I'm more than willing to do that. I've driven from Richmond to Blacksburg to meet a client forum friend who was working at VaTech. I've been to DC more times than I can count just to meet client forum friends in DC on business (and yes escort friends as well when I wasn't hiring) just to have dinner and meet. I've flown to Boston just to visit and spend time with forum friends. I drove up and back from Richmond to NYC just to attend a birthday party for a friend here. My partner and I drove to Raleigh for our anniversary to spend part of it with Dane Michaels when he was retired. I've hosted escort forum members in town when I wasn't hiring just to be a "familiar face' and to help them get a lay of the city. So going to meet others is hardly something new for me.

 

Of course, you could always come to the DC luncheon. The weekend of January 18-20. How's that for a plug?

Posted

There is no right or wrong way to look at this issue. Clients have different personal situations, they hire for different reasons, and they hire different kinds of "escorts." When I started hiring, it was illegal to engage in gay sex, much less to pay for it, so I was pretty cautious about what information I offered about myself, and to whom.
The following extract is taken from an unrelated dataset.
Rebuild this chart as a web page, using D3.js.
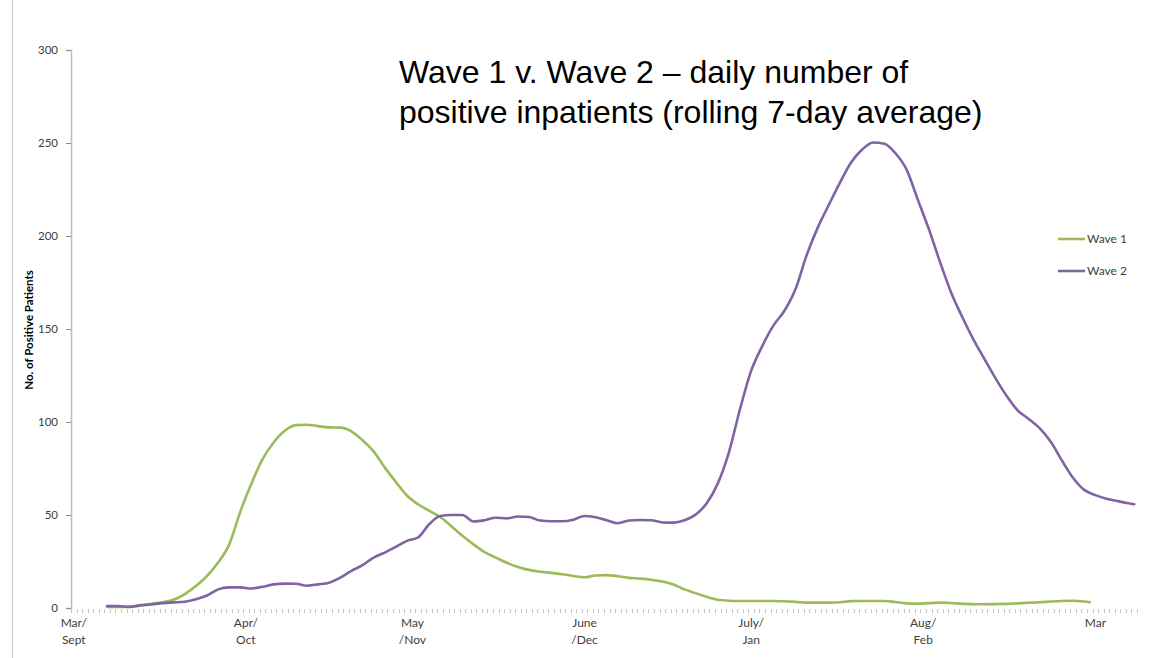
<!DOCTYPE html>
<html>
<head>
<meta charset="utf-8">
<script src="https://cdn.jsdelivr.net/npm/d3@7"></script>
<style>
  html, body { margin: 0; padding: 0; background: #ffffff; }
  svg { display: block; }
</style>
</head>
<body>
<svg id="chart" width="1155" height="658"></svg>
<script>
// Category axis: one slot per day, months labelled (Wave 1 month / Wave 2 month)
const dayCount = 192;
const monthLabels = [
  { day: 0,   lines: ["Mar/", "Sept"] },
  { day: 31,  lines: ["Apr/", "Oct"] },
  { day: 61,  lines: ["May", "/Nov"] },
  { day: 92,  lines: ["June", "/Dec"] },
  { day: 122, lines: ["July/", "Jan"] },
  { day: 153, lines: ["Aug/", "Feb"] },
  { day: 184, lines: ["Mar"] }
];
const yTicks = [0, 50, 100, 150, 200, 250, 300];

// Rolling 7-day average of positive inpatients, sampled every other day
const wave1Days = d3.range(6, 183, 2).concat([183]);
const wave1 = [
  0.5, 0.5, 0.6, 1.6, 2.3, 3.1, 4.4, 7.5, 11.8, 17.2,
  24.4, 34.2, 51.8, 66.9, 80, 89, 95.3, 98.3, 98.5, 97.8,
  97.1, 97, 95, 90.2, 84.2, 75.6, 67.8, 60.5, 55.8, 52.3,
  48.9, 44, 38.8, 34.2, 30, 27.1, 24.3, 22.1, 20.5, 19.5,
  18.9, 18.1, 17.2, 16.5, 17.5, 17.7, 17.1, 16.2, 15.8, 15.2,
  14.2, 12.6, 10, 8, 6, 4.4, 3.9, 3.8, 3.8, 3.8,
  3.8, 3.6, 3.3, 2.9, 2.9, 2.9, 3.1, 3.7, 3.8, 3.8,
  3.8, 3.2, 2.5, 2.3, 2.6, 2.9, 2.7, 2.3, 2.0, 2.0,
  2.1, 2.2, 2.5, 2.8, 3.1, 3.5, 3.8, 3.9, 3.5, 3.1
];

const wave2Days = d3.range(6, 191, 2).concat([191]);
const wave2 = [
  1.1, 1.0, 0.6, 1.3, 1.9, 2.6, 3.0, 3.4, 4.7, 6.7,
  10, 11.1, 11.1, 10.5, 11.4, 12.7, 13.1, 13, 12, 12.7,
  13.6, 16.3, 20, 23, 27.1, 29.8, 32.9, 36.1, 37.9, 45,
  49.5, 50, 50, 46.5, 47.2, 48.5, 48.2, 49.2, 48.9, 47,
  46.6, 46.6, 47.5, 49.5, 48.8, 47.2, 45.6, 47, 47.3, 47.2,
  46, 45.9, 47.2, 50.2, 56.3, 67, 83.7, 107, 127.5, 140.8,
  151.8, 159.8, 171.5, 189.7, 204.5, 216.8, 228.7, 239.5, 246.5, 250.3,
  249.6, 244.5, 235.7, 219.7, 203.8, 186.2, 169.8, 156.6, 144.6, 134,
  123.6, 114.1, 106.3, 101.6, 96.6, 89.2, 79.2, 69.9, 63.5, 60.7,
  58.8, 57.5, 56.3, 55.8
];

const seriesNames = ["Wave 1", "Wave 2"];
const seriesColors = ["#9bbb59", "#8064a2"];

const svg = d3.select("#chart");
const labelFont = "Lato, 'Open Sans', sans-serif";

const plot = { left: 71, right: 1137, top: 50, bottom: 608 };

const x = d3.scaleBand()
  .domain(d3.range(dayCount))
  .range([plot.left, plot.right])
  .paddingInner(0).paddingOuter(0);
const xc = d => x(d) + x.bandwidth() / 2;

const y = d3.scaleLinear().domain([0, 300]).range([plot.bottom, plot.top]);

// slide frame line on the left
svg.append("line")
  .attr("x1", 12.5).attr("x2", 12.5).attr("y1", 0).attr("y2", 658)
  .attr("stroke", "#c8c8c8").attr("stroke-width", 1);

// Y axis
const yAxis = svg.append("g")
  .attr("transform", `translate(${plot.left},0)`)
  .call(d3.axisLeft(y).tickValues(yTicks).tickSize(5).tickPadding(8));
yAxis.select(".domain").attr("stroke", "#bfbfbf").attr("stroke-width", 1.5);
yAxis.selectAll(".tick line").attr("stroke", "#8c8c8c");
yAxis.selectAll(".tick text")
  .attr("font-family", labelFont).attr("font-size", 11.5).attr("fill", "#404040");

// Y axis title
svg.append("text")
  .attr("transform", `translate(33,330) rotate(-90)`)
  .attr("text-anchor", "middle")
  .attr("font-family", labelFont).attr("font-size", 11.5).attr("font-weight", "bold")
  .attr("fill", "#000")
  .text("No. of Positive Patients");

// X axis: small tick marks between every day slot
const boundaries = d3.range(dayCount + 1).map(i => plot.left + i * x.bandwidth());
svg.append("g").selectAll("line")
  .data(boundaries)
  .join("line")
  .attr("x1", d => Math.round(d) + 0.5).attr("x2", d => Math.round(d) + 0.5)
  .attr("y1", plot.bottom + 1).attr("y2", plot.bottom + 5)
  .attr("stroke", "#c4c4c4").attr("stroke-width", 1);

// Month labels
const xl = svg.append("g");
monthLabels.forEach(m => {
  const t = xl.append("text")
    .attr("x", xc(m.day)).attr("y", 627)
    .attr("text-anchor", "middle")
    .attr("font-family", labelFont).attr("font-size", 12).attr("fill", "#404040");
  m.lines.forEach((ln, i) => {
    t.append("tspan").attr("x", xc(m.day)).attr("dy", i === 0 ? 0 : 16.5).text(ln);
  });
});

// Lines
const line = d3.line()
  .x(d => xc(d[0]))
  .y(d => y(d[1]))
  .curve(d3.curveMonotoneX);

const seriesData = [
  d3.zip(wave1Days, wave1),
  d3.zip(wave2Days, wave2)
];

svg.append("g").selectAll("path")
  .data(seriesData)
  .join("path")
  .attr("d", line)
  .attr("fill", "none")
  .attr("stroke", (d, i) => seriesColors[i])
  .attr("stroke-width", 2.6)
  .attr("stroke-linejoin", "round")
  .attr("stroke-linecap", "round");

// Legend
const legend = svg.append("g").attr("transform", "translate(1058,239)");
seriesNames.forEach((name, i) => {
  const g = legend.append("g").attr("transform", `translate(0,${i * 32})`);
  g.append("line").attr("x1", 0).attr("x2", 27).attr("y1", 0).attr("y2", 0)
    .attr("stroke", seriesColors[i]).attr("stroke-width", 2.6);
  g.append("text").attr("x", 29).attr("y", 4)
    .attr("font-family", labelFont).attr("font-size", 12).attr("fill", "#404040")
    .text(name);
});

// Title
const title = svg.append("text")
  .attr("x", 399).attr("y", 83)
  .attr("font-family", "'Liberation Sans', Arial, sans-serif")
  .attr("font-size", 32).attr("fill", "#000");
title.append("tspan").attr("x", 399).attr("dy", 0).text("Wave 1 v. Wave 2 – daily number of");
title.append("tspan").attr("x", 399).attr("dy", 40).text("positive inpatients (rolling 7-day average)");
</script>
</body>
</html>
I have never hired an "escort" in the sense of someone with whom I would have a social relationship, even for an evening--it was always strictly for sex for a couple of hours (or less), so it was fine for me if we were both mostly anonymous to one another. Sometimes in conversation after the sex, we would discover more about one another that led to a relaxed exchange of some personal information, but I never developed friendships with my escorts. With one exception, the only escorts I know socially are ones I have never hired. Since most of my hires were one-time-only experiences, often while travelling, I preferred to hire escorts who entertained in their own homes, which I considered a more secure option. Most of my hiring was done in the days before the Internet, so I never worried about the kind of information gathering that can be done so easily today; of course, that now goes two ways, and the client can find out as much about the escort as vice versa, which has led to more openness in the whole interchange, which is probably a good thing. As Epigonos says, if you are really worried about being identified as a client, the only absolute assurance is not to hire at all.

Posted

From a slightly different angle -- What about the escort who says, without being "prompted," that he considers you to be a friend? Is he sincere? Is he taking advantage of your desire for a friend?

Posted

i was recently out to dinner with a man I hired as an escort and with whom I have become social acquaintances. He uses my professional services and as a result, I no longer use his. I was travelling into Manhattan and invited him and his partner to dinner. He texted me just prior to dinner and asked that i not mention our past encounters. I know his partner is aware that this man is an escort, but had no intention of mentioning my past encounters. We had a great evening and I look forward to seeing them again.

I have a pretty rigid definition of friendship and so I would not consider this man a friend, but he is a close acquaintance. He would be invited to the wedding but not be in the wedding party.